The Quick and the Dead
- Author: Joy Williams
- Genre: Literary fiction
- Publisher: Knopf
- Publication date: October 17, 2000
- Pages: 320
- ISBN: 9780375727641

= The Quick and the Dead (novel) =

2000 novel by Joy Williams

The Quick and the Dead is a 2000 novel by Joy Williams, published by Knopf. It was a finalist for the 2001 Pulitzer Prize for Fiction.

== Critical reception ==
NPR called the book "brisk, funny, uncanny" and lauded that Williams simultaneously "spares her characters no pain" yet is "deeply compassionate" toward them in writing: "It's ultimately a kind of love, this coldness. To gaze as she does, to remove layers of socialization, to show us the bizarreness beneath, we need a brilliant and detached guide."

The New York Times lauded that "William's language runs with virtuosity across a wide range, from dead-on vernacular to the gorgeously, unabashed oracular" but found that even her gift for language couldn't salvage the book's lack of adequate structure. January Magazine similarly found that "On the prose level, she elucidates complicated ideas deftly, but structurally, the novel is rough."

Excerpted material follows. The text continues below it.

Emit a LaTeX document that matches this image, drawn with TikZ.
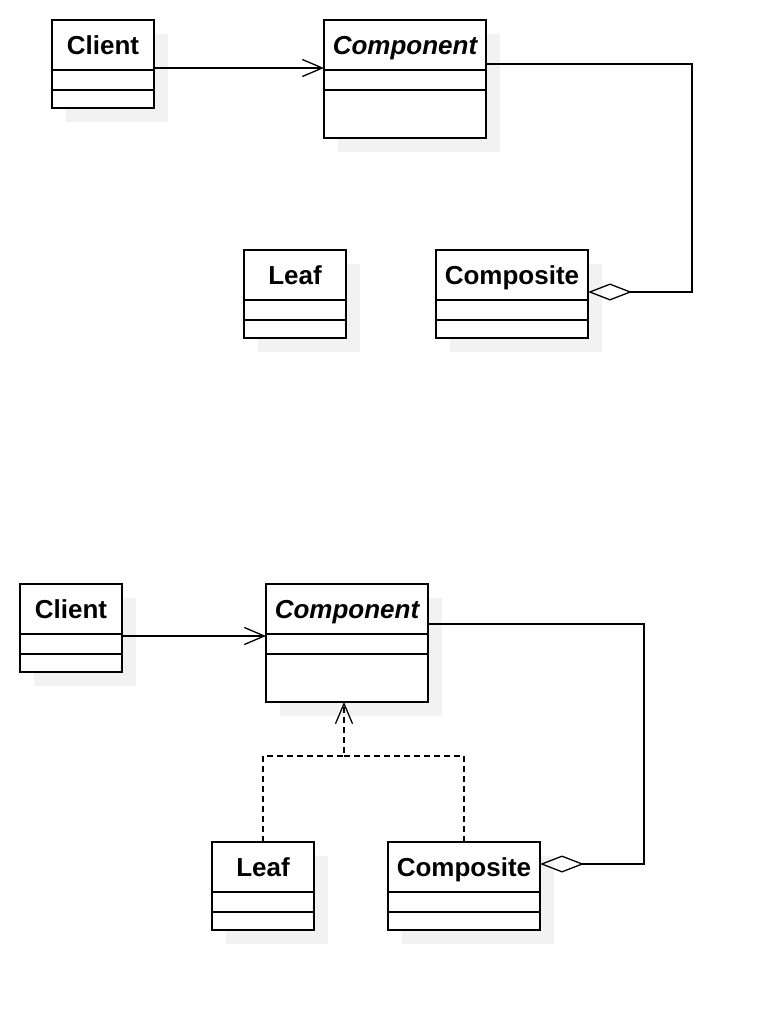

Conversely, Publishers Weekly noted the book's "episodic meandering structure" and its ending "without much resolution" but considered these as "deliberate choices, made by an artist attentive to real people's psyches—and to how even our smallest decisions matter to others in ways we may never know."

In 2019, The New Yorker observed the book's critiques of performative activism, revisiting it in wake of the Donald Trump 2016 presidential campaign.